Michael Norman  wrote:

> We've had a number of posts across the years on UV, and when it "fails,"
> sometimes the answer is the driver.

I remember now that one of the problems I was having with Windows 2000
was ANSI support. I couldn't get it to work, although I made sure that the
correct driver line was there in the CONFIG.NT file or whatever it was
called. I also use ANSI for other things I do in DOS and gave up on Win
2k partly because of that. But since Tom Hawley says that he has UV
running under Win 2k, it must be possible. Maybe I should have
experimented a bit more, with other ANSI drivers and such. Of course,
the hardware might also have been a factor, but this was on the same
laptop where UV ran fine under Windows 98.

> Others have solved UV screen problems --
> including blackouts, flashing gobbledygook and so forth -- by writing a
> simple batch to start the program:

Yes, I always start it with a batch file.

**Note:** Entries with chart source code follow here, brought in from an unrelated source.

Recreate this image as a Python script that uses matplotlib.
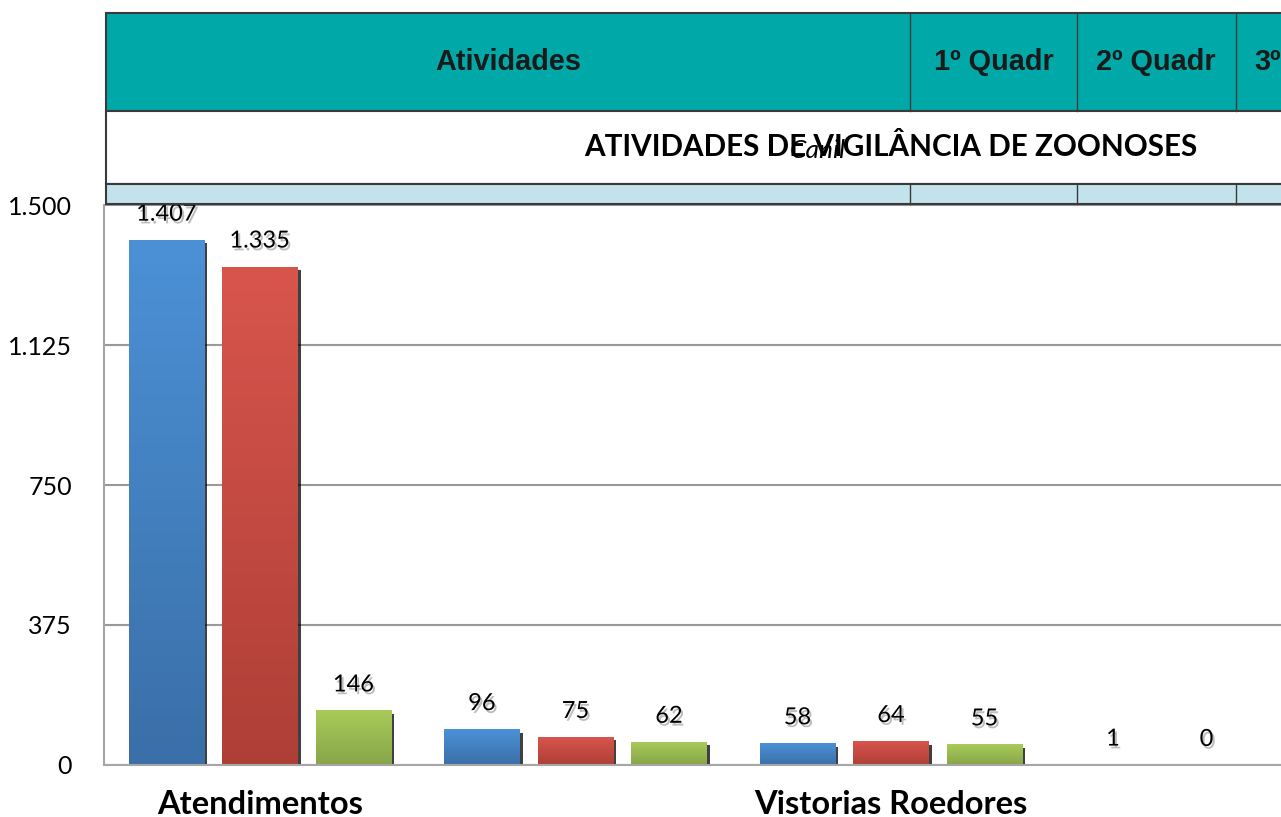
import numpy as np
import matplotlib
matplotlib.use('Agg')
import matplotlib.pyplot as plt
import matplotlib.patheffects as pe
from matplotlib.colors import LinearSegmentedColormap
from matplotlib.patches import Rectangle

# DATA
categorias = ['Atendimentos', '', 'Vistorias Roedores', '']
quadr1 = [1407, 96, 58, 1]
quadr2 = [1335, 75, 64, 0]
quadr3 = [146, 62, 55, 3]
yticks = [0, 375, 750, 1125, 1500]
cabecalho = ['Atividades', '1º Quadr', '2º Quadr', '3º']
titulo = 'ATIVIDADES DE VIGILÂNCIA DE ZOONOSES'

# colours (top, bottom) for the gradients
cores = [('#4C91D6', '#3A6FA8'), ('#D8554C', '#AE3F37'), ('#A9CB5A', '#87A548')]

W, H = 1281, 817
fig = plt.figure(figsize=(W / 100, H / 100), dpi=100)
ax = fig.add_axes([104 / W, (H - 765) / H, 1 - 104 / W, 560 / H])

def fmt(v):
    return f'{v:,.0f}'.replace(',', '.')

x = np.arange(len(categorias))
passo = 0.2964
larg = 0.2377
series = [quadr1, quadr2, quadr3]
for i, vals in enumerate(series):
    pos = x + (i - 1) * passo
    bars = ax.bar(pos, vals, width=larg, color=cores[i][1], zorder=3)
    cmap = LinearSegmentedColormap.from_list('g', [cores[i][1], cores[i][0]])
    grad = np.linspace(0, 1, 256).reshape(-1, 1)
    for b, v in zip(bars, vals):
        b.set_path_effects([pe.SimplePatchShadow(offset=(2.5, -2.5), shadow_rgbFace='black', alpha=0.75),
                            pe.Normal()])
        if v > 0:
            im = ax.imshow(grad, cmap=cmap, origin='lower', aspect='auto', zorder=4,
                           extent=(b.get_x(), b.get_x() + b.get_width(), 0, v))
            im.set_clip_path(b)
        ax.annotate(fmt(v), (b.get_x() + b.get_width() / 2, v), xytext=(0, 18.4),
                    textcoords='offset points', ha='center', va='center', fontsize=17,
                    family='Lato', zorder=6,
                    path_effects=[pe.withSimplePatchShadow(offset=(1.5, -2), shadow_rgbFace='#444444', alpha=0.35)])

ax.set_xlim(-0.494, 3.236)
ax.set_ylim(0, 1500)
ax.set_yticks(yticks)
ax.set_yticklabels([fmt(v) for v in yticks], family='Lato', fontsize=18)
ax.set_xticks(x)
ax.set_xticklabels(categorias, family='Lato', fontsize=23.5, fontweight='bold')
ax.tick_params(axis='y', length=0, pad=23)
ax.tick_params(axis='x', length=0, pad=18)
ax.grid(axis='y', color='#999999', linewidth=1.5, zorder=0)
for s in ['top', 'right']:
    ax.spines[s].set_visible(False)
for s in ['left', 'bottom']:
    ax.spines[s].set_color('#A6A6A6')
    ax.spines[s].set_linewidth(1.5)
    ax.spines[s].set_zorder(5)

# table header drawn on top of the figure
def frac_x(px):
    return px / W

def frac_y(py):
    return 1 - py / H

def caixa(x0, y0, x1, y1, cor):
    fig.patches.append(Rectangle((frac_x(x0), frac_y(y1)), frac_x(x1 - x0), (y1 - y0) / H,
                                 transform=fig.transFigure, facecolor=cor, edgecolor='#3A3A3A',
                                 linewidth=1.5, zorder=10))

caixa(106, 13, 1300, 111, '#00A8A8')
caixa(106, 111, 1300, 184, 'white')
caixa(106, 184, 1300, 204, '#C2E2EC')
for xd in [910, 1077, 1236]:
    for (ya, yb) in [(13, 111), (184, 204)]:
        fig.add_artist(plt.Line2D([frac_x(xd)] * 2, [frac_y(ya), frac_y(yb)], color='#3A3A3A',
                                  linewidth=1, transform=fig.transFigure, zorder=11))

for txt, cx in zip(cabecalho, [508, 994, 1156, 1268]):
    fig.text(frac_x(cx), frac_y(62), txt, ha='center', va='center', fontsize=20.8,
             fontweight='bold', family='Liberation Sans', color='#1A1A1A', zorder=12)

fig.text(frac_x(891), frac_y(147), titulo, ha='center', va='center', fontsize=21.3,
         fontweight='bold', family='Lato', color='black', zorder=12)
fig.text(frac_x(818), frac_y(150), 'Canil', ha='center', va='center', fontsize=19,
         style='italic', family='Lato', color='black', zorder=12)

fig.savefig('out.png', dpi=100)
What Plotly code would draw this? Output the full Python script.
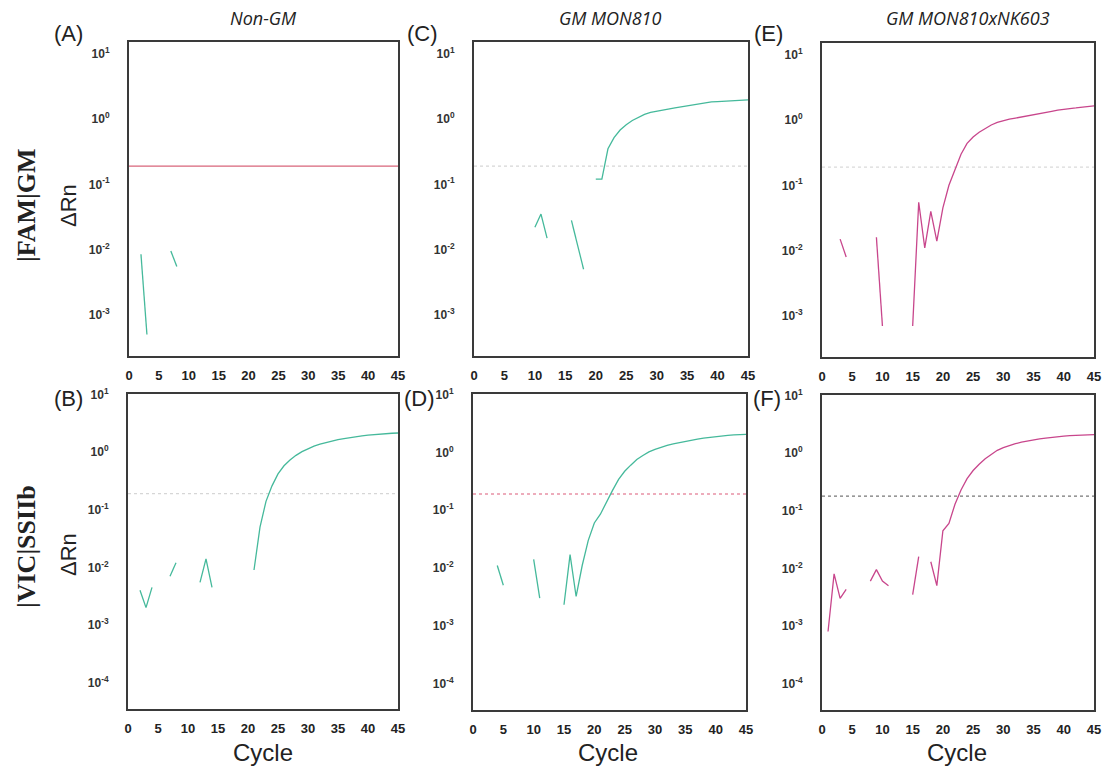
import plotly.graph_objects as go

# ---------------- data ----------------
x_ticks = [0, 5, 10, 15, 20, 25, 30, 35, 40, 45]
top_ytick_vals = [10, 1, 0.1, 0.01, 0.001]
top_ytick_text = ["10<sup>1</sup>", "10<sup>0</sup>", "10<sup>-1</sup>", "10<sup>-2</sup>", "10<sup>-3</sup>"]
bot_ytick_vals = [10, 1, 0.1, 0.01, 0.001, 0.0001]
bot_ytick_text = top_ytick_text + ["10<sup>-4</sup>"]

col_titles = ["Non-GM", "GM MON810", "GM MON810xNK603"]
row_titles = ["|FAM|GM", "|VIC|SSIIb"]

# (A) FAM, Non-GM
A_cycle = [2, 3, None, 7, 8]
A_drn = [0.0085, 0.0005, None, 0.0095, 0.0055]
# (C) FAM, GM MON810
C_cycle = [10, 11, 12, None, 16, 17, 18, None,
           20, 21, 22, 23, 24, 25, 26, 27, 28, 29, 30, 31, 32, 33, 34, 35, 36, 37, 38, 39, 40, 41, 42, 43, 44, 45]
C_drn = [0.022, 0.035, 0.015, None, 0.028, 0.012, 0.005, None,
         0.12, 0.12, 0.35, 0.52, 0.68, 0.82, 0.95, 1.07, 1.18, 1.26, 1.32, 1.38, 1.43, 1.48, 1.53, 1.59,
         1.66, 1.73, 1.79, 1.83, 1.85, 1.87, 1.9, 1.92, 1.95, 1.97]
# (E) FAM, GM MON810xNK603
E_cycle = [3, 4, None, 9, 10, None,
           15, 16, 17, 18, 19, 20, 21, 22, 23, 24, 25, 26, 27, 28, 29, 30, 31, 32, 33, 34, 35, 36, 37, 38, 39, 40,
           41, 42, 43, 44, 45]
E_drn = [0.015, 0.008, None, 0.016, 0.0007, None,
         0.0007, 0.055, 0.011, 0.04, 0.014, 0.045, 0.1, 0.17, 0.3, 0.44, 0.55, 0.65, 0.75, 0.84, 0.92, 0.98, 1.03,
         1.07, 1.11, 1.15, 1.2, 1.25, 1.3, 1.36, 1.42, 1.47, 1.5, 1.53, 1.57, 1.61, 1.65]
# (B) VIC, Non-GM
B_cycle = [2, 3, 4, None, 7, 8, None, 12, 13, 14, None,
           21, 22, 23, 24, 25, 26, 27, 28, 29, 30, 31, 32, 33, 34, 35, 36, 37, 38, 39, 40, 41, 42, 43, 44, 45]
B_drn = [0.004, 0.002, 0.0045, None, 0.007, 0.012, None, 0.0055, 0.014, 0.0045, None,
         0.009, 0.05, 0.14, 0.26, 0.42, 0.58, 0.73, 0.88, 1.02, 1.15, 1.27, 1.38, 1.48, 1.57, 1.65, 1.72,
         1.8, 1.86, 1.92, 1.97, 2.02, 2.06, 2.1, 2.13, 2.15]
# (D) VIC, GM MON810
D_cycle = [4, 5, None, 10, 11, None,
           15, 16, 17, 18, 19, 20, 21, 22, 23, 24, 25, 26, 27, 28, 29, 30, 31, 32, 33, 34, 35, 36, 37, 38, 39, 40,
           41, 42, 43, 44, 45]
D_drn = [0.011, 0.005, None, 0.014, 0.003, None,
         0.0023, 0.017, 0.0032, 0.011, 0.03, 0.06, 0.085, 0.14, 0.22, 0.34, 0.47, 0.6, 0.75, 0.88, 1.02, 1.13,
         1.23, 1.32, 1.4, 1.48, 1.56, 1.63, 1.7, 1.76, 1.82, 1.88, 1.93, 1.97, 2.0, 2.03, 2.05]
# (F) VIC, GM MON810xNK603
F_cycle = [1, 2, 3, 4, None, 8, 9, 10, 11, None, 15, 16, None,
           18, 19, 20, 21, 22, 23, 24, 25, 26, 27, 28, 29, 30, 31, 32, 33, 34, 35, 36, 37, 38, 39, 40,
           41, 42, 43, 44, 45]
F_drn = [0.0008, 0.008, 0.003, 0.0043, None, 0.006, 0.0095, 0.006, 0.005, None, 0.0035, 0.016, None,
         0.013, 0.005, 0.045, 0.06, 0.13, 0.23, 0.36, 0.5, 0.64, 0.8, 0.95, 1.12, 1.25, 1.36, 1.46, 1.55,
         1.63, 1.7, 1.77, 1.83, 1.89, 1.94, 1.98, 2.01, 2.04, 2.06, 2.08, 2.1]

threshold_cycle = [0, 45]
threshold_A = [0.19, 0.19]
threshold_C = [0.19, 0.19]
threshold_E = [0.19, 0.19]
threshold_B = [0.19, 0.19]
threshold_D = [0.19, 0.19]
threshold_F = [0.18, 0.18]

# ---------------- styling / layout ----------------
W, H = 1103, 769
TEAL = "#45b99b"
MAGENTA = "#c8468c"


def px_x(a, b):
    return [a / W, b / W]


def px_y(top, bottom):
    return [1 - bottom / H, 1 - top / H]


panels = [
    # key, cycles, values, color, thr, thr_color, thr_dash, xdom, ydom, row
    ("A", A_cycle, A_drn, TEAL, threshold_A, "#d8647a", "solid", px_x(129, 398), px_y(42, 356), 0),
    ("C", C_cycle, C_drn, TEAL, threshold_C, "#d6d6d6", "dot", px_x(474, 748), px_y(42, 356), 0),
    ("E", E_cycle, E_drn, MAGENTA, threshold_E, "#dadada", "dot", px_x(822, 1094), px_y(43, 357), 0),
    ("B", B_cycle, B_drn, TEAL, threshold_B, "#d6d6d6", "dot", px_x(128, 398), px_y(394, 709), 1),
    ("D", D_cycle, D_drn, TEAL, threshold_D, "#dc5a78", "dot", px_x(473, 746), px_y(394, 710), 1),
    ("F", F_cycle, F_drn, MAGENTA, threshold_F, "#777777", "dot", px_x(822, 1094), px_y(395, 710), 1),
]

fig = go.Figure()
layout_axes = {}
for i, (key, cx, cy, col, thr, thr_col, thr_dash, xd, yd, row) in enumerate(panels):
    n = "" if i == 0 else str(i + 1)
    xa, ya = "x" + n, "y" + n
    fig.add_trace(go.Scatter(x=threshold_cycle, y=thr, mode="lines", xaxis=xa, yaxis=ya,
                             line=dict(color=thr_col, width=1.2, dash=thr_dash), hoverinfo="skip"))
    fig.add_trace(go.Scatter(x=cx, y=cy, mode="lines", xaxis=xa, yaxis=ya,
                             line=dict(color=col, width=1.3), connectgaps=False))
    if row == 0:
        yr = [-3.63, 1.18]
        tv, tt = top_ytick_vals, top_ytick_text
    else:
        yr = [-4.46, 1.01]
        tv, tt = bot_ytick_vals, bot_ytick_text
    layout_axes["xaxis" + n] = dict(
        domain=xd, anchor=ya, range=[0, 45], tickvals=x_ticks, ticks="", showgrid=False, zeroline=False,
        showline=True, mirror=True, linecolor="#3a3a3a", linewidth=2,
        tickfont=dict(family="Liberation Sans, Arial", size=13, color="#222", weight="bold"),
        ticklabelstandoff=6,
    )
    layout_axes["yaxis" + n] = dict(
        domain=yd, anchor=xa, type="log", range=yr, tickvals=tv, ticktext=tt, ticks="", showgrid=False,
        zeroline=False, showline=True, mirror=True, linecolor="#3a3a3a", linewidth=2,
        tickfont=dict(family="Liberation Sans, Arial", size=12, color="#333", weight="bold"),
        ticklabelstandoff=15,
    )

fig.update_layout(**layout_axes)

ann = []


def add_text(text, xc, yc, size, family, angle=0):
    ann.append(dict(text=text, x=xc / W, y=1 - yc / H, xref="paper", yref="paper", showarrow=False,
                    xanchor="center", yanchor="middle", textangle=angle,
                    font=dict(family=family, size=size, color="#222")))


# column titles
for t, xc in zip(col_titles, [263, 610, 968]):
    add_text("<i>" + t + "</i>", xc, 18, 18, "Open Sans, Arial")
# panel letters
for t, xc, yc in [("(A)", 68, 33), ("(C)", 422, 33), ("(E)", 768, 33),
                  ("(B)", 68, 399), ("(D)", 419, 399), ("(F)", 767, 399)]:
    add_text(t, xc, yc, 22, "Liberation Sans, Arial")
# row labels
for t, yc in zip(row_titles, [206, 547]):
    add_text("<b>" + t + "</b>", 26, yc, 26, "Liberation Serif, Times New Roman", -90)
for yc in [206, 555]:
    add_text("ΔRn", 68, yc, 22, "Liberation Sans, Arial", -90)
for xc in [263, 608, 957]:
    add_text("Cycle", xc, 752, 24, "Liberation Sans, Arial")

fig.update_layout(
    width=W, height=H, margin=dict(l=0, r=0, t=0, b=0, autoexpand=False),
    plot_bgcolor="white", paper_bgcolor="white", showlegend=False, annotations=ann,
)

post = ("document.body.style.margin='0';document.body.style.overflow='hidden';"
        "var d=document.getElementById('{plot_id}');d.style.position='fixed';"
        "d.style.left='0px';d.style.top='0px';")
fig.write_html("out.html", post_script=post, config={"displayModeBar": False})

> PS: Anyone tried UV on a DESKTOP LCD?

I just did, on a generic PIII desktop with a PixelView Riva TNT2 video
card and an NEC 1810X 18-inch LCD monitor. The OS is Windows 98 SE
(Japanese edition), and the ANSI driver is the one that comes with Win98.
UV loaded okay, but there was some overscanning, i.e. the DOS screen was
slightly cut off at the edges. Pressing auto-adjust on the monitor
didn't bring it in correctly. I guess some fiddling with the manual controls
might help, but I didn't have the time to do it. This is not the machine
I normally work on, so UV is not a priority there.